Human Rights Watch on Thursday said justice and accountability for crimes carried out during Libya's years-long conflict was "key", after the two main rival sides signed a ceasefire agreement.

"Failure to see justice done will only hamper aspirations for a durable peace," warned the rights group's senior Libya researcher Hanan Salah.

The Tripoli-based Government of National Accord (GNA) and forces led by eastern military commander Khalifa Haftar on Friday signed a "permanent ceasefire" accord, after UN-sponsored talks in Geneva.

Friday's deal came four months after Haftar's Russian- and Emirati-backed forces gave up their year-long attempt to seize the capital, a battle that killed hundreds of people and displaced tens of thousands.

Dozens of Libyan delegates opened on Monday a political dialogue via videoconference as a step towards holding elections after the landmark agreement.

But the ceasefire does not provide "a clear commitment and a pathway to accountability for the serious crimes" perpetrated by the foreign-backed warring parties, Salah noted.
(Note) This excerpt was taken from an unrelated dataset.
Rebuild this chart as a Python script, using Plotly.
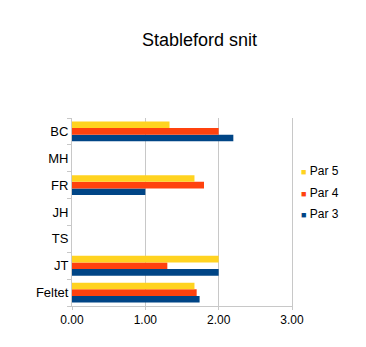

"This includes indiscriminate attacks that killed civilians, destruction of critical infrastructure, disappearances, arbitrary detentions, and unlawful killings," she said.

Another "flaw", according to the rights group, is the absence of any commitment in the deal to holding accountable fighters who stand to be demobilised and integrated into state security forces.

On Wednesday, a committee tasked by the GNA to search for missing persons said on its Facebook page that a dozen bodies had been unearthed in newly-found mass graves in the Tarhuna region.

This brings the total number of bodies allegedly discovered in mass graves in that area to 98 since the withdrawal in June of Haftar's forces from western Libya.

In June, the UN's Human Rights Council, with the support of Tripoli, adopted a resolution calling for a fact-finding mission to be sent to the North African country to document abuses committed there by all parties since 2016.

Libya has been in chaos since a 2011 uprising that toppled and killed longtime dictator Moamer Kadhafi.